### Exercise
All of the material should be reproduced exactly, with pictures left out.

-- start Given data --

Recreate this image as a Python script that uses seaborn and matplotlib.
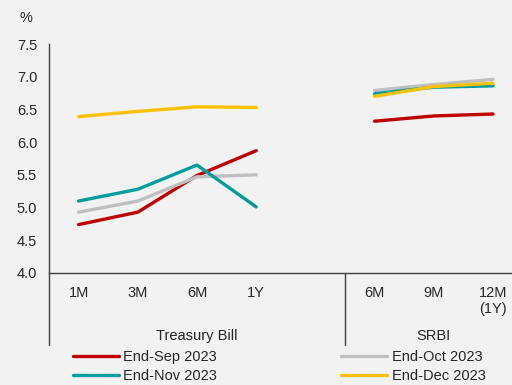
import matplotlib
matplotlib.use("Agg")
import matplotlib.pyplot as plt
from matplotlib.lines import Line2D
import seaborn as sns
import pandas as pd

# ---- data ----
tb_tenors = ["1M", "3M", "6M", "1Y"]
srbi_tenors = ["6M", "9M", "12M\n(1Y)"]
groups = ["Treasury Bill", "SRBI"]
series = ["End-Sep 2023", "End-Oct 2023", "End-Nov 2023", "End-Dec 2023"]

tb_sep = [4.74, 4.93, 5.49, 5.87]
tb_oct = [4.93, 5.10, 5.47, 5.50]
tb_nov = [5.10, 5.28, 5.65, 5.01]
tb_dec = [6.39, 6.47, 6.54, 6.53]

srbi_sep = [6.32, 6.40, 6.43]
srbi_oct = [6.79, 6.88, 6.96]
srbi_nov = [6.74, 6.84, 6.86]
srbi_dec = [6.70, 6.85, 6.90]

colors = ["#c00000", "#bfbfbf", "#009e9e", "#ffc000"]

# ---- build long table ----
tb_vals = [tb_sep, tb_oct, tb_nov, tb_dec]
srbi_vals = [srbi_sep, srbi_oct, srbi_nov, srbi_dec]
tb_pos = list(range(len(tb_tenors)))
srbi_pos = [len(tb_tenors) + 1 + i for i in range(len(srbi_tenors))]

rows = []
for s, tv, sv in zip(series, tb_vals, srbi_vals):
    for p, v in zip(tb_pos, tv):
        rows.append(dict(series=s, grp="TB", pos=p, val=v))
    for p, v in zip(srbi_pos, sv):
        rows.append(dict(series=s, grp="SRBI", pos=p, val=v))
df = pd.DataFrame(rows)

bg = "#f2f2f2"
FS = 10.5
sns.set_style("white")
plt.rcParams["font.family"] = ["Liberation Sans", "DejaVu Sans"]
plt.rcParams["font.size"] = FS

fig = plt.figure(figsize=(5.12, 3.85), dpi=100, facecolor=bg)
W, H = 512, 385
ax_left, ax_right, ax_top, ax_bot = 49, 512, 44, 273
ax = fig.add_axes([ax_left / W, 1 - ax_bot / H, (ax_right - ax_left) / W, (ax_bot - ax_top) / H])
ax.set_facecolor(bg)

sns.lineplot(data=df, x="pos", y="val", hue="series", units="grp", estimator=None,
             palette=dict(zip(series, colors)), hue_order=series, linewidth=2.4,
             legend=False, ax=ax, sort=True)

ax.set_xlim(-0.5, 7.32)
ax.set_ylim(4.0, 7.5)
ax.set_yticks([4.0, 4.5, 5.0, 5.5, 6.0, 6.5, 7.0, 7.5])
ax.set_yticklabels([f"{v:.1f}" for v in ax.get_yticks()])
ax.set_xticks(tb_pos + srbi_pos)
ax.set_xticklabels(tb_tenors + srbi_tenors)
ax.set_xlabel("")
ax.set_ylabel("")
ax.tick_params(axis="both", length=0, labelsize=FS, colors="#262626")
ax.tick_params(axis="y", pad=8.5)
ax.tick_params(axis="x", pad=9.5)
for sp in ["top", "right"]:
    ax.spines[sp].set_visible(False)
for sp in ["left", "bottom"]:
    ax.spines[sp].set_color("#404040")
    ax.spines[sp].set_linewidth(1.0)

# group labels and separators
trans = ax.get_xaxis_transform()
axh = ax_bot - ax_top
sep_y = -(345 - ax_bot) / axh
lab_y = -(336 - ax_bot) / axh
div = len(tb_tenors) + 0.5
for xs in [-0.5, div]:
    ax.add_line(Line2D([xs, xs], [0, sep_y], transform=trans, color="#404040",
                       linewidth=1.0, clip_on=False))
ax.text((-0.5 + div) / 2, lab_y, groups[0], transform=trans, ha="center", va="center",
        fontsize=FS, color="#262626")
ax.text(srbi_pos[1], lab_y, groups[1], transform=trans, ha="center", va="center",
        fontsize=FS, color="#262626")

fig.text(26 / W, 1 - 18 / H, "%", ha="center", va="center", fontsize=FS, color="#262626")

handles = [Line2D([], [], color=c, linewidth=2.4) for c in colors]
order = [0, 2, 1, 3]
leg = fig.legend([handles[i] for i in order], [series[i] for i in order], ncol=2,
                 loc="center left", bbox_to_anchor=(60 / W, 1 - 366.5 / H),
                 frameon=False, handlelength=3.15, handletextpad=0.3,
                 columnspacing=8.5, labelspacing=0.3, fontsize=FS)
for t in leg.get_texts():
    t.set_color("#262626")

fig.savefig("out.png", dpi=100, facecolor=bg)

-- end Given data --

### Answer to the problem
Recreate this image as a Python script that uses seaborn and matplotlib.
import matplotlib
matplotlib.use("Agg")
import matplotlib.pyplot as plt
from matplotlib.lines import Line2D
import seaborn as sns
import pandas as pd

# ---- data ----
tb_tenors = ["1M", "3M", "6M", "1Y"]
srbi_tenors = ["6M", "9M", "12M\n(1Y)"]
groups = ["Treasury Bill", "SRBI"]
series = ["End-Sep 2023", "End-Oct 2023", "End-Nov 2023", "End-Dec 2023"]

tb_sep = [4.74, 4.93, 5.49, 5.87]
tb_oct = [4.93, 5.10, 5.47, 5.50]
tb_nov = [5.10, 5.28, 5.65, 5.01]
tb_dec = [6.39, 6.47, 6.54, 6.53]

srbi_sep = [6.32, 6.40, 6.43]
srbi_oct = [6.79, 6.88, 6.96]
srbi_nov = [6.74, 6.84, 6.86]
srbi_dec = [6.70, 6.85, 6.90]

colors = ["#c00000", "#bfbfbf", "#009e9e", "#ffc000"]

# ---- build long table ----
tb_vals = [tb_sep, tb_oct, tb_nov, tb_dec]
srbi_vals = [srbi_sep, srbi_oct, srbi_nov, srbi_dec]
tb_pos = list(range(len(tb_tenors)))
srbi_pos = [len(tb_tenors) + 1 + i for i in range(len(srbi_tenors))]

rows = []
for s, tv, sv in zip(series, tb_vals, srbi_vals):
    for p, v in zip(tb_pos, tv):
        rows.append(dict(series=s, grp="TB", pos=p, val=v))
    for p, v in zip(srbi_pos, sv):
        rows.append(dict(series=s, grp="SRBI", pos=p, val=v))
df = pd.DataFrame(rows)

bg = "#f2f2f2"
FS = 10.5
sns.set_style("white")
plt.rcParams["font.family"] = ["Liberation Sans", "DejaVu Sans"]
plt.rcParams["font.size"] = FS

fig = plt.figure(figsize=(5.12, 3.85), dpi=100, facecolor=bg)
W, H = 512, 385
ax_left, ax_right, ax_top, ax_bot = 49, 512, 44, 273
ax = fig.add_axes([ax_left / W, 1 - ax_bot / H, (ax_right - ax_left) / W, (ax_bot - ax_top) / H])
ax.set_facecolor(bg)

sns.lineplot(data=df, x="pos", y="val", hue="series", units="grp", estimator=None,
             palette=dict(zip(series, colors)), hue_order=series, linewidth=2.4,
             legend=False, ax=ax, sort=True)

ax.set_xlim(-0.5, 7.32)
ax.set_ylim(4.0, 7.5)
ax.set_yticks([4.0, 4.5, 5.0, 5.5, 6.0, 6.5, 7.0, 7.5])
ax.set_yticklabels([f"{v:.1f}" for v in ax.get_yticks()])
ax.set_xticks(tb_pos + srbi_pos)
ax.set_xticklabels(tb_tenors + srbi_tenors)
ax.set_xlabel("")
ax.set_ylabel("")
ax.tick_params(axis="both", length=0, labelsize=FS, colors="#262626")
ax.tick_params(axis="y", pad=8.5)
ax.tick_params(axis="x", pad=9.5)
for sp in ["top", "right"]:
    ax.spines[sp].set_visible(False)
for sp in ["left", "bottom"]:
    ax.spines[sp].set_color("#404040")
    ax.spines[sp].set_linewidth(1.0)

# group labels and separators
trans = ax.get_xaxis_transform()
axh = ax_bot - ax_top
sep_y = -(345 - ax_bot) / axh
lab_y = -(336 - ax_bot) / axh
div = len(tb_tenors) + 0.5
for xs in [-0.5, div]:
    ax.add_line(Line2D([xs, xs], [0, sep_y], transform=trans, color="#404040",
                       linewidth=1.0, clip_on=False))
ax.text((-0.5 + div) / 2, lab_y, groups[0], transform=trans, ha="center", va="center",
        fontsize=FS, color="#262626")
ax.text(srbi_pos[1], lab_y, groups[1], transform=trans, ha="center", va="center",
        fontsize=FS, color="#262626")

fig.text(26 / W, 1 - 18 / H, "%", ha="center", va="center", fontsize=FS, color="#262626")

handles = [Line2D([], [], color=c, linewidth=2.4) for c in colors]
order = [0, 2, 1, 3]
leg = fig.legend([handles[i] for i in order], [series[i] for i in order], ncol=2,
                 loc="center left", bbox_to_anchor=(60 / W, 1 - 366.5 / H),
                 frameon=False, handlelength=3.15, handletextpad=0.3,
                 columnspacing=8.5, labelspacing=0.3, fontsize=FS)
for t in leg.get_texts():
    t.set_color("#262626")

fig.savefig("out.png", dpi=100, facecolor=bg)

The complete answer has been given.